Elon Musk’s lawyer says a federal judge would trample on the Tesla CEO’s free speech rights if he ordered Mr Musk to stop talking about 2018 tweets outlining that he had the funding to make Tesla a private company.
In a court document filed on Wednesday, lawyer Alex Spiro says a motion from a group of Tesla shareholders seeking a gag order does not establish that Mr Musk’s comments will prejudice the pool of jurors who may hear the case.
Lawyers for the shareholders have argued that Mr Musk is trying to influence potential jurors before the lawsuit comes to trial on January 17th of next year.
They contend that the CEO’s 2018 tweets were written to manipulate the stock price, costing shareholders money.
In court documents, the shareholders say US District Judge Edward Chen in San Francisco already has ruled that Mr Musk’s statements about having the money to take Tesla private at $420 per share were false.
They also argue that Mr Musk violated an October, 2018, court settlement with US securities regulators.
Mr Musk signed the agreement to pay a $20 million fine and not make any statements denying securities fraud allegations. Mr Musk is challenging the agreement, saying it is unconstitutional.
Mr Spiro’s response comes about a week after Mr Musk, the world’s richest person, made a controversial offer to take over Twitter and turn it into a private company with a $43 billion offer that equals $54.20 per share.
Twitter’s board on Friday adopted a “poison pill” strategy that would make it prohibitively expensive for Mr Musk to buy the shares.

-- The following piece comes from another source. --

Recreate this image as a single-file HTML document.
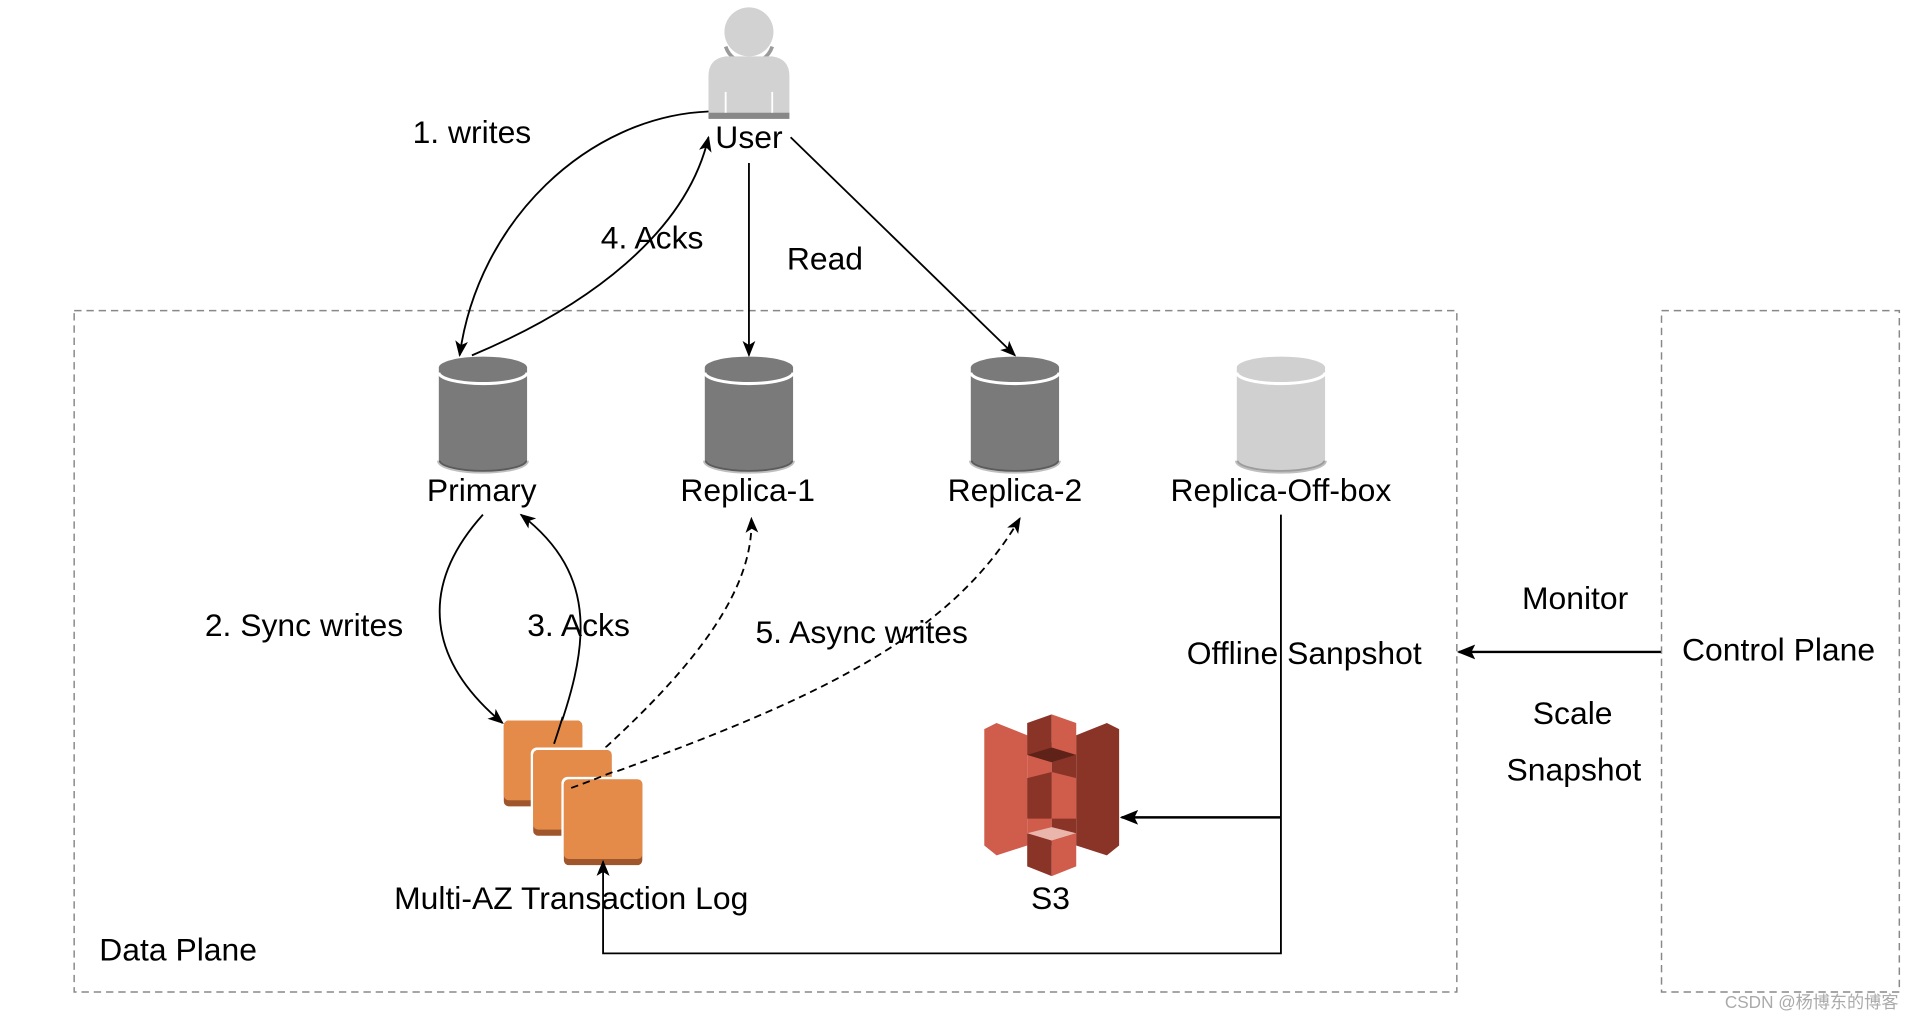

— Elon Musk (@elonmusk) April 14, 2022
At issue is Mr Musk’s April 14th interview at the TED 2022 conference, where he said that he did have funding secured to take Tesla private in 2018.
He called the Securities and Exchange Commission a profane name and said he only settled the case because bankers told him they would stop providing capital if he did not, and the Austin, Texas-based Tesla would have gone bankrupt.
Lawyers for the shareholders say Mr Musk’s comments in the interview were an “unsubtle attempt to absolve himself in the court of public opinion” over misrepresentations made with his 2018 tweets.
But Mr Spiro wrote in his response that the shareholders did not show that Musk’s speech presented a “clear and discernible danger” that the whole community would be corrupted by pretrial publicity, or that finding 12 objective jurors would be impossible.
Mr Musk’s comments merely reiterated the case that is already on the public record in his challenge to the SEC settlement, Mr Spiro wrote.
His motion says that Mr Musk is in the middle of a public offer to take over Twitter, which has led to debate over censorship of free speech. Reporters, he wrote, have compared this to Mr Musk’s previous statements about taking Tesla private.
During the TED interview, Mr Musk was asked if funding was secured for the Twitter deal, a reference to the 2018 Tesla tweets.
“Mr Musk should be permitted to respond meaningfully and truthfully to inquiries such as this, and not be compelled to remain silent,” Mr Spiro wrote.
If Mr Musk violated the SEC agreement, the agency can ask a judge to scrap it and restore the securities fraud complaint. The SEC would not comment.